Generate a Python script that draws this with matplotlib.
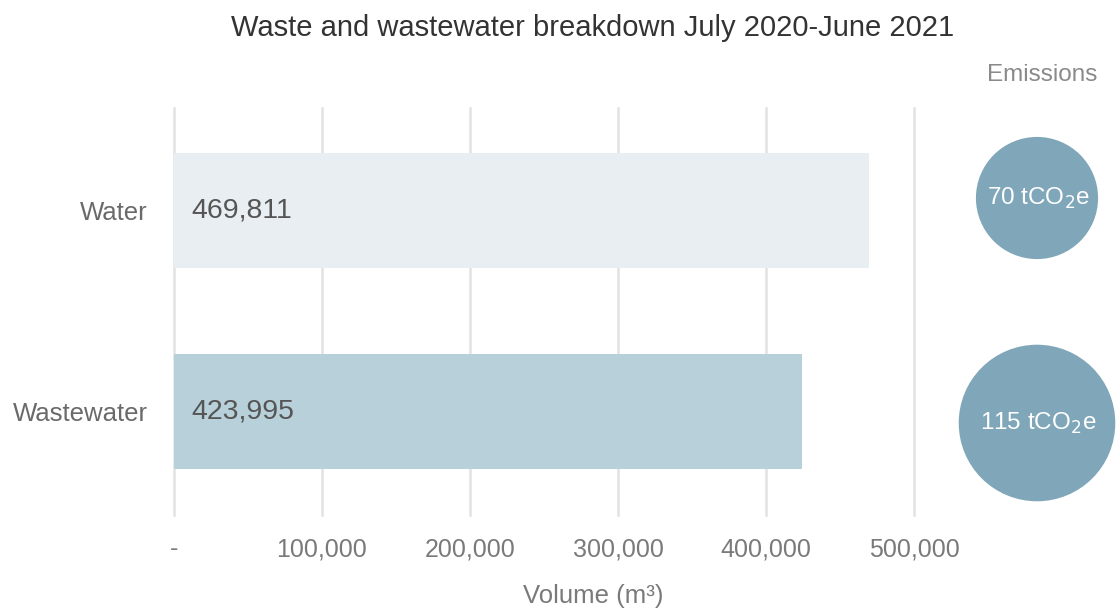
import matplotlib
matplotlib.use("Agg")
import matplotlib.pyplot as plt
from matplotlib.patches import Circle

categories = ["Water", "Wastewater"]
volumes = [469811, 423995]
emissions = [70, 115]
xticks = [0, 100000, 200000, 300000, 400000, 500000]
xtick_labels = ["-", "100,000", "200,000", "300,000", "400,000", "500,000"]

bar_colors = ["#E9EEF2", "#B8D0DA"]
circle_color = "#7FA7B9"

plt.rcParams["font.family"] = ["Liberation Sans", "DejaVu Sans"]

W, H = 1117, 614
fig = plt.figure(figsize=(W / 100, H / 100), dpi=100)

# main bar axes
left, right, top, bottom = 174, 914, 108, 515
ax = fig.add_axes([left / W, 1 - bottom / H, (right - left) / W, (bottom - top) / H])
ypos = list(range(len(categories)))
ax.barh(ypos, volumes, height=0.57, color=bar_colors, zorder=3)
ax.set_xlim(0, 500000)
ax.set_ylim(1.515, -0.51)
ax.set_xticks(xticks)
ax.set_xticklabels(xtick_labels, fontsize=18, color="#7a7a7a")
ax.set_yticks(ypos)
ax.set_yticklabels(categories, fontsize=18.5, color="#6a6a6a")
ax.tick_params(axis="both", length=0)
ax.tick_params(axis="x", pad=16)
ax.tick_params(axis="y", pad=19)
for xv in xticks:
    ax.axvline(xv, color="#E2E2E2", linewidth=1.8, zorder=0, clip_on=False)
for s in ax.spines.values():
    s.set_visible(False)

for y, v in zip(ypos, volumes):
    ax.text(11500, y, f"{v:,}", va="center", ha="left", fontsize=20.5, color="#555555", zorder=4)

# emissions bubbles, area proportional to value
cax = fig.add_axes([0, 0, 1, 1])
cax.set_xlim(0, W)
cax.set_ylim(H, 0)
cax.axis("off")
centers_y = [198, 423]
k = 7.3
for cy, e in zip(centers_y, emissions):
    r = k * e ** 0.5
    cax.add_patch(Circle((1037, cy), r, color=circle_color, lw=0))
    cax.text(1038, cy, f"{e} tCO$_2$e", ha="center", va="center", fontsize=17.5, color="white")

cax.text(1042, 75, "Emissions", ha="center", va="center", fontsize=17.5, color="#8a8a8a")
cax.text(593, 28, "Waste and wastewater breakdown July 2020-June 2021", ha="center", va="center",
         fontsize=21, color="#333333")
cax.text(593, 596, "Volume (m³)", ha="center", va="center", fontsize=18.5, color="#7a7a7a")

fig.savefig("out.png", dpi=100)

○ ○ ○ ○ ○ ○ ○

Task to complete -> From the material above, copy everything exactly but the pictures.

Exercise response ->
Generate a Python script that draws this with matplotlib.
import matplotlib
matplotlib.use("Agg")
import matplotlib.pyplot as plt
from matplotlib.patches import Circle

categories = ["Water", "Wastewater"]
volumes = [469811, 423995]
emissions = [70, 115]
xticks = [0, 100000, 200000, 300000, 400000, 500000]
xtick_labels = ["-", "100,000", "200,000", "300,000", "400,000", "500,000"]

bar_colors = ["#E9EEF2", "#B8D0DA"]
circle_color = "#7FA7B9"

plt.rcParams["font.family"] = ["Liberation Sans", "DejaVu Sans"]

W, H = 1117, 614
fig = plt.figure(figsize=(W / 100, H / 100), dpi=100)

# main bar axes
left, right, top, bottom = 174, 914, 108, 515
ax = fig.add_axes([left / W, 1 - bottom / H, (right - left) / W, (bottom - top) / H])
ypos = list(range(len(categories)))
ax.barh(ypos, volumes, height=0.57, color=bar_colors, zorder=3)
ax.set_xlim(0, 500000)
ax.set_ylim(1.515, -0.51)
ax.set_xticks(xticks)
ax.set_xticklabels(xtick_labels, fontsize=18, color="#7a7a7a")
ax.set_yticks(ypos)
ax.set_yticklabels(categories, fontsize=18.5, color="#6a6a6a")
ax.tick_params(axis="both", length=0)
ax.tick_params(axis="x", pad=16)
ax.tick_params(axis="y", pad=19)
for xv in xticks:
    ax.axvline(xv, color="#E2E2E2", linewidth=1.8, zorder=0, clip_on=False)
for s in ax.spines.values():
    s.set_visible(False)

for y, v in zip(ypos, volumes):
    ax.text(11500, y, f"{v:,}", va="center", ha="left", fontsize=20.5, color="#555555", zorder=4)

# emissions bubbles, area proportional to value
cax = fig.add_axes([0, 0, 1, 1])
cax.set_xlim(0, W)
cax.set_ylim(H, 0)
cax.axis("off")
centers_y = [198, 423]
k = 7.3
for cy, e in zip(centers_y, emissions):
    r = k * e ** 0.5
    cax.add_patch(Circle((1037, cy), r, color=circle_color, lw=0))
    cax.text(1038, cy, f"{e} tCO$_2$e", ha="center", va="center", fontsize=17.5, color="white")

cax.text(1042, 75, "Emissions", ha="center", va="center", fontsize=17.5, color="#8a8a8a")
cax.text(593, 28, "Waste and wastewater breakdown July 2020-June 2021", ha="center", va="center",
         fontsize=21, color="#333333")
cax.text(593, 596, "Volume (m³)", ha="center", va="center", fontsize=18.5, color="#7a7a7a")

fig.savefig("out.png", dpi=100)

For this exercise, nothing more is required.